Emily Dickinson

In Snow Thou Comest - Analysis

Snow as a visitor, not a backdrop

The poem treats snow like a person who arrives and departs, and that choice makes the weather feel moral and intimate rather than merely seasonal. In snow thou comest – reads like an address to a powerful guest: something that enters the speaker’s world with presence enough to be spoken to. The central claim the poem quietly presses is that snow is a force that both mocks ordinary life and renews it—its coming is terrifying, but its leaving folds it back into the earth in a way that makes living feel possible again.

The voice is brisk and declarative, almost prophetic: Thou shalt go is not a hope but a verdict. That certainty matters because it steadies the speaker against what snow does to perception: it can erase edges, bury paths, and make the world feel unfamiliar. The poem answers that instability with a repeated promise of return.

The world resumes, but with a crow laughing

When the speaker says the snow will go with the resuming ground, departure doesn’t mean disappearance so much as absorption. The ground resuming suggests a paused life starting up again—mud, soil, the brown undertone returning. Yet Dickinson doesn’t make this resumption purely tender. She adds The sweet derision of the crow, a startling phrase that mixes pleasure with insult. The crow’s call can sound like jeering, and in a thawing landscape it can feel like the world making fun of our seriousness: winter’s drama ends, and the crow reminds us how quickly nature moves on.

Even the word sweet cuts two ways. It can mean the relief of hearing a recognizable sound again, but it can also suggest that mockery itself is strangely consoling—proof that the world is lively enough to be insolent. The poem’s comfort is never soft; it comes with a bite.

From fear’s arrival to joy’s pace

The hinge of the poem is the second beginning: In fear thou comest –. Snow’s arrival is reimagined not as beauty but as dread—dread of cold, isolation, blankness, the hush that makes you hear your own thoughts too clearly. But the next lines flip expectation: Thou shalt go at such a gait of joy. The contradiction is the poem’s engine: what arrives in fear leaves in joy. Snow may terrify while it falls, yet its going becomes a kind of celebration, a quickened step into spring.

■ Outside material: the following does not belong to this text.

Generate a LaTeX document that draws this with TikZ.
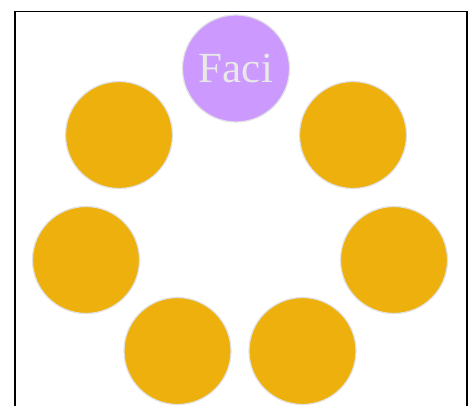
\documentclass[tikz,border=0pt]{standalone}
\usepackage{fontspec}
\setmainfont{Liberation Serif}
\definecolor{orangefill}{HTML}{EDB00C}
\definecolor{purplefill}{HTML}{CC99FF}
\definecolor{ringgray}{HTML}{E2E2E2}
\definecolor{textgray}{HTML}{E8E8E8}
\begin{document}
\begin{tikzpicture}[x=1pt,y=-1pt,
  member/.style={circle,draw=ringgray,line width=1.2pt,fill=orangefill,minimum size=107pt,inner sep=0pt},
  facil/.style={member,fill=purplefill,text=textgray,font=\fontsize{43}{43}\selectfont}]
\useasboundingbox (0,0) rectangle (471,405);
\draw[line width=1.5pt] (15,420) -- (15,11.5) -- (467,11.5) -- (467,420);
\node[facil] (faci) at (236,68.5) {Faci};
\node[member] (m1) at (119,135) {};
\node[member] (m2) at (353,135) {};
\node[member] (m3) at (86,260) {};
\node[member] (m4) at (394,260) {};
\node[member] (m5) at (177.5,351) {};
\node[member] (m6) at (302.5,351) {};
\end{tikzpicture}
\end{document}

That word gait is crucial because it gives joy a body. Joy is not a mood floating above events; it has a tempo, a way of moving. The thaw is audible too: earlier we hear Glee’s advancing sound, as if joy is marching closer while snow retreats. The tone turns from austere prediction to something like exhilaration, but Dickinson keeps it taut; even joy feels propelled, almost urgent.

Embarking again, on top of the depth

The final image is the strangest and most revealing: That man anew embark to live / Upon the depth of thee. Snow is deep, but the poem imagines people living upon that depth—standing on it, traveling over it, starting again above what could swallow them. Embark hints at boats and voyages; it makes a winter landscape into a sea, and life into a repeated launching. The snow becomes both obstacle and platform: it threatens to engulf, yet it also offers a surface on which a new willingness to live can begin.

This is where the poem’s tenderness hides. It doesn’t say snow makes life easy; it says snow makes life restartable. Fear is not disproved. It is used as the ground (or the frozen water) from which motion can begin.

A sharper unease inside the promise

One unsettling implication follows the poem’s logic: if snow must come in fear for humans to embark to live, then our appetite for renewed living may depend on being periodically overwhelmed. The crow’s derision and the insistence of Thou shalt make the renewal feel less like a gift than a cycle we cannot negotiate with. What kind of joy is it, the poem asks without quite asking, if it arrives only when the frightening thing starts to leave?